Yep... all in capitals, not starting only.
goofed it.
Alex
Re: New rules
Posted by Matthew Newton <mc...@leicester.ac.uk>.
On Wed, Dec 08, 2004 at 02:22:07PM +0100, Alex Broens wrote:
> Matthew Newton wrote:
> >
> >I've recently installed SA 3.0.1, and found some junk was
> >getting through with scores too low for my liking, especially before the
> >URLs made it into SURBL. I've put together a few rules to match some
> >of these that you might find interesting.
> >
> >They are:
> >
> >Finally, a string of words (more than 15 here) that all begin with a
> >capital letter, and no punctuation (I'm only testing this one at the
> >moment, hence the low score):
> >
> >body UOLCC_CAPWORD_TEST /([A-Z][a-z]{3,}\s{1,2}){15,}/s
> >describe UOLCC_CAPWORD_TEST String of words that all begin with caps
> >letter
> >score UOLCC_CAPWORD_TEST 0.1
> >
> >
> >Hope these are of use to someone. If anyone can show me that they are
> >likely to pick up false positives, I'd be most grateful.
>
> This will likely trigger on several airline ticket confirmation messages
> which, for some unknown highly scientific reason, are always sent all caps.

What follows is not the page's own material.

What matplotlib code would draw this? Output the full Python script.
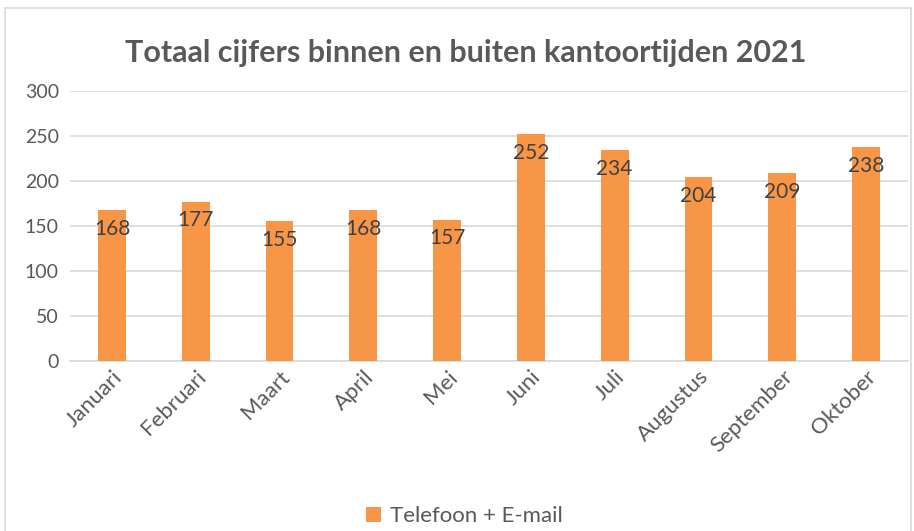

Do they send out e-mails with Each Word Starting With A Capital Letter
with no punctuation between 15 words and all words longer than 3
letters?
I would expect perhaps everything in capitals, but not the above?
Thanks
Matthew
--
Matthew Newton <mc...@le.ac.uk>
UNIX Systems Administrator, Network Support Section,
Computer Centre, University of Leicester,
Leicester LE1 7RH, United Kingdom
Re: New rules
Posted by Loren Wilton <lw...@earthlink.net>.
> Getting off topic here, but the all caps is probably a holdover from
> the old SABRE airline reservation system which used a 6-bit codeset
> to reduce the transmission time on their (at the time) slow data links.
Actually it was because the SABRE machines also used a 5-bit code set (and
still largely do). (Assuming of course SABRE was the Sperry rather than IBM
reservation system; I forget which was which.)
Loren
Re: New rules
Posted by Bill Randle <bi...@neocat.org>.
On Wed, 2004-12-08 at 05:22, Alex Broens wrote:
> Matthew Newton wrote:
> > Hello,
> >
> > I've recently installed SA 3.0.1, and found some junk was
> > getting through with scores too low for my liking, especially before the
> > URLs made it into SURBL. I've put together a few rules to match some
> > of these that you might find interesting.
> >
> > They are:
> >
> > Finally, a string of words (more than 15 here) that all begin with a
> > capital letter, and no punctuation (I'm only testing this one at the
> > moment, hence the low score):
> >
> > body UOLCC_CAPWORD_TEST /([A-Z][a-z]{3,}\s{1,2}){15,}/s
> > describe UOLCC_CAPWORD_TEST String of words that all begin with caps letter
> > score UOLCC_CAPWORD_TEST 0.1
> >
> >
> > Hope these are of use to someone. If anyone can show me that they are
> > likely to pick up false positives, I'd be most grateful.
>
> This will likely trigger on several airline ticket confirmation messages
> which, for some unknown highly scientific reason, are always sent all caps.
Getting off topic here, but the all caps is probably a holdover from
the old SABRE airline reservation system which used a 6-bit codeset
to reduce the transmission time on their (at the time) slow data links.
-Bill
Re: New rules
Posted by Alex Broens <sa...@alexb.ch>.
Matthew Newton wrote:
> Hello,
>
> I've recently installed SA 3.0.1, and found some junk was
> getting through with scores too low for my liking, especially before the
> URLs made it into SURBL. I've put together a few rules to match some
> of these that you might find interesting.
>
> They are:
>
> Finally, a string of words (more than 15 here) that all begin with a
> capital letter, and no punctuation (I'm only testing this one at the
> moment, hence the low score):
>
> body UOLCC_CAPWORD_TEST /([A-Z][a-z]{3,}\s{1,2}){15,}/s
> describe UOLCC_CAPWORD_TEST String of words that all begin with caps letter
> score UOLCC_CAPWORD_TEST 0.1
>
>
> Hope these are of use to someone. If anyone can show me that they are
> likely to pick up false positives, I'd be most grateful.
This will likely trigger on several airline ticket confirmation messages
which, for some unknown highly scientific reason, are always sent all caps.
Alex